Colombia has denied the existence of an agreement with Spain to extract the holy grail of treasures from a Spanish galleon , sunk over three centuries ago near Cartagena with one of the greatest treasures in history, estimated at over $4 billion
The Spanish galleon San Jose blew up on June 7, 1708, as it was about to be boarded by British sailors during a battle known as Wager’s Action” [Battle of Baru] involving a treasure convoy that had sailed from Portobelo. during the War of Spanish Succession.
Only 11 of the vessel’s 600 crew and passengers survived and its cargo of 7-11 million gold pesos and gems has remained a dream for treasurer hunters for over 300 years.
Colombian Vice President Marta Lucia Ramirez, responsible for the raising of the vessel claimed by Spain, told journalists in Bogota: “One thing is the provision and another thing is the extraction, and, in the use that is given to this cultural heritage, There is no agreement with anyone.”
The announcement came after, statements quoted by the Spanish newspaper ABC, that the Spanish chancellor, Josep Borrell, said that both countries had reached a “principle of agreement” to jointly extract the treasure.

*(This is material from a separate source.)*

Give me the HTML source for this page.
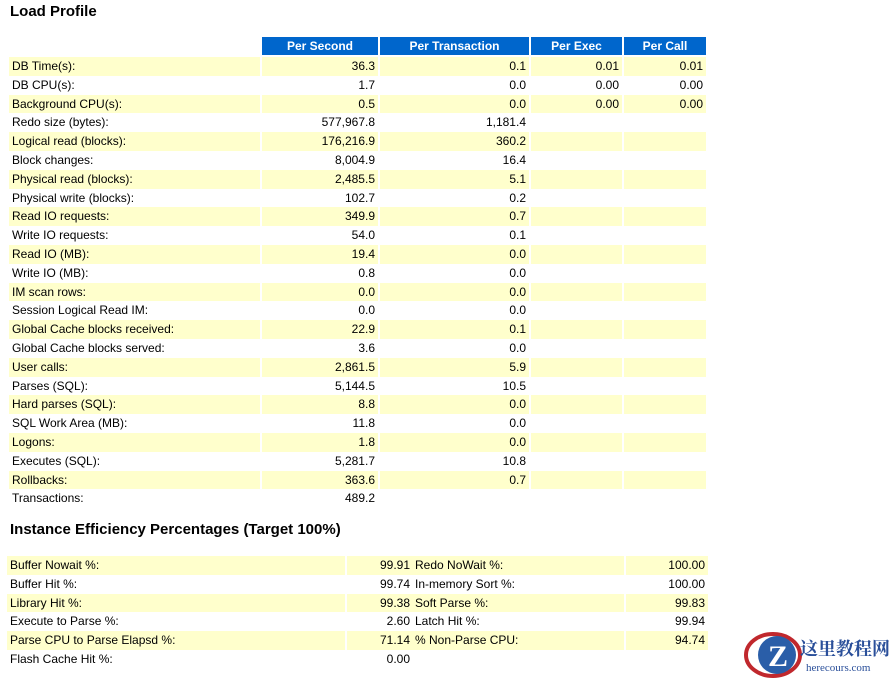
<!DOCTYPE html>
<html><head><meta charset="utf-8"><style>
body{margin:0;width:889px;height:679px;background:#fff;font-family:"Liberation Sans",Arial,sans-serif;position:relative;overflow:hidden;color:#000}
.t{position:absolute;left:10px;font-weight:bold;font-size:15px}
table{position:absolute;border-collapse:separate;border-spacing:2px 0;font-size:12px}
td,th{height:18.8px;padding:0 3px;white-space:nowrap;line-height:18.8px}
th{background:#0066cc;color:#fff;font-weight:bold;text-align:center;height:18px;line-height:18px}
td.n{text-align:right}
tr.y td{background:#ffffcc}
tr.y td.e{background:#ffffcc}
</style></head><body>
<div class="t" style="top:3px">Load Profile</div>
<table style="left:7px;top:37px">
<colgroup><col style="width:251px"><col style="width:116px"><col style="width:149px"><col style="width:91px"><col style="width:82px"></colgroup>
<tr><td style="background:#fff;height:18px"></td><th>Per Second</th><th>Per Transaction</th><th>Per Exec</th><th>Per Call</th></tr>
<tr style="height:2px"><td colspan="5" style="height:2px;padding:0;background:#fff"></td></tr>
<tr class="y"><td>DB Time(s):</td><td class="n">36.3</td><td class="n">0.1</td><td class="n">0.01</td><td class="n">0.01</td></tr>
<tr><td>DB CPU(s):</td><td class="n">1.7</td><td class="n">0.0</td><td class="n">0.00</td><td class="n">0.00</td></tr>
<tr class="y"><td>Background CPU(s):</td><td class="n">0.5</td><td class="n">0.0</td><td class="n">0.00</td><td class="n">0.00</td></tr>
<tr><td>Redo size (bytes):</td><td class="n">577,967.8</td><td class="n">1,181.4</td><td></td><td></td></tr>
<tr class="y"><td>Logical read (blocks):</td><td class="n">176,216.9</td><td class="n">360.2</td><td></td><td></td></tr>
<tr><td>Block changes:</td><td class="n">8,004.9</td><td class="n">16.4</td><td></td><td></td></tr>
<tr class="y"><td>Physical read (blocks):</td><td class="n">2,485.5</td><td class="n">5.1</td><td></td><td></td></tr>
<tr><td>Physical write (blocks):</td><td class="n">102.7</td><td class="n">0.2</td><td></td><td></td></tr>
<tr class="y"><td>Read IO requests:</td><td class="n">349.9</td><td class="n">0.7</td><td></td><td></td></tr>
<tr><td>Write IO requests:</td><td class="n">54.0</td><td class="n">0.1</td><td></td><td></td></tr>
<tr class="y"><td>Read IO (MB):</td><td class="n">19.4</td><td class="n">0.0</td><td></td><td></td></tr>
<tr><td>Write IO (MB):</td><td class="n">0.8</td><td class="n">0.0</td><td></td><td></td></tr>
<tr class="y"><td>IM scan rows:</td><td class="n">0.0</td><td class="n">0.0</td><td></td><td></td></tr>
<tr><td>Session Logical Read IM:</td><td class="n">0.0</td><td class="n">0.0</td><td></td><td></td></tr>
<tr class="y"><td>Global Cache blocks received:</td><td class="n">22.9</td><td class="n">0.1</td><td></td><td></td></tr>
<tr><td>Global Cache blocks served:</td><td class="n">3.6</td><td class="n">0.0</td><td></td><td></td></tr>
<tr class="y"><td>User calls:</td><td class="n">2,861.5</td><td class="n">5.9</td><td></td><td></td></tr>
<tr><td>Parses (SQL):</td><td class="n">5,144.5</td><td class="n">10.5</td><td></td><td></td></tr>
<tr class="y"><td>Hard parses (SQL):</td><td class="n">8.8</td><td class="n">0.0</td><td></td><td></td></tr>
<tr><td>SQL Work Area (MB):</td><td class="n">11.8</td><td class="n">0.0</td><td></td><td></td></tr>
<tr class="y"><td>Logons:</td><td class="n">1.8</td><td class="n">0.0</td><td></td><td></td></tr>
<tr><td>Executes (SQL):</td><td class="n">5,281.7</td><td class="n">10.8</td><td></td><td></td></tr>
<tr class="y"><td>Rollbacks:</td><td class="n">363.6</td><td class="n">0.7</td><td></td><td></td></tr>
<tr><td>Transactions:</td><td class="n">489.2</td><td></td><td></td><td></td></tr>
</table>
<div class="t" style="top:521px">Instance Efficiency Percentages (Target 100%)</div>
<table style="left:7px;top:556px;border-spacing:0">
<colgroup><col style="width:340px"><col style="width:66px"><col style="width:213px"><col style="width:82px"></colgroup>
<tr class="y"><td style="border-right:2px solid #fff">Buffer Nowait %:</td><td class="n">99.91</td><td style="padding-left:2px;border-right:2px solid #fff">Redo NoWait %:</td><td class="n">100.00</td></tr>
<tr><td>Buffer Hit %:</td><td class="n">99.74</td><td style="padding-left:2px">In-memory Sort %:</td><td class="n">100.00</td></tr>
<tr class="y"><td style="border-right:2px solid #fff">Library Hit %:</td><td class="n">99.38</td><td style="padding-left:2px;border-right:2px solid #fff">Soft Parse %:</td><td class="n">99.83</td></tr>
<tr><td>Execute to Parse %:</td><td class="n">2.60</td><td style="padding-left:2px">Latch Hit %:</td><td class="n">99.94</td></tr>
<tr class="y"><td style="border-right:2px solid #fff">Parse CPU to Parse Elapsd %:</td><td class="n">71.14</td><td style="padding-left:2px;border-right:2px solid #fff">% Non-Parse CPU:</td><td class="n">94.74</td></tr>
<tr><td>Flash Cache Hit %:</td><td class="n">0.00</td><td></td><td></td></tr>
</table>
<svg style="position:absolute;left:740px;top:628px" width="149" height="51">
<ellipse cx="33" cy="27" rx="27" ry="21" fill="none" stroke="#c0282d" stroke-width="4"/>
<circle cx="37" cy="27" r="19" fill="#2a5ea8"/>
<text x="28" y="38" font-family="Liberation Serif,serif" font-weight="bold" font-size="30" fill="#fff">Z</text>
<text x="60" y="27" font-family="Noto Serif CJK SC,serif" font-weight="bold" font-size="18" fill="#2a4f9a">这里教程网</text>
<text x="66" y="43" font-family="Liberation Serif,serif" font-size="11" fill="#2a4f9a">herecours.com</text>
</svg>
</body></html>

According to Borrell, it was agreed, Colombia would not resume the search for a public-private partnership to rescue the wealth, suspended since August in response to private demands.
“We propose a consortium between Colombia and Spain so that our scientists can do it together,” the foreign minister said, according to ABC.
The vice president said that Spain has only indicated to Colombia its “interest” to participate in the project.
“Once we know that proposal, we will consider it as one of the elements of a judgment for the decision that is finally made,” she said, , adding that Colombia considers the riches of the ship as part of its cultural heritage.
“The issue of the galleon has … has a character of indivisibility that for us is absolutely fundamental,” she said.
Ramírez said that the raising of the galleon is still suspended at the request of the Ministry of Culture, which in August initially postponed it for two months.
The operation would require financing of about $70 million according to former Colombian president Juan Manuel Santos (2010-18).
The location of the wreck had been searched for decades by treasure hunters.
To avoid disputes with individuals, Colombia enacted a law in 2013, which created t conditions for the search and established that all submerged cultural heritage is owned by the nation.
Madrid has claimed the cargo as part of its heritage because the ship, found in 2015, was from the Spanish Navy.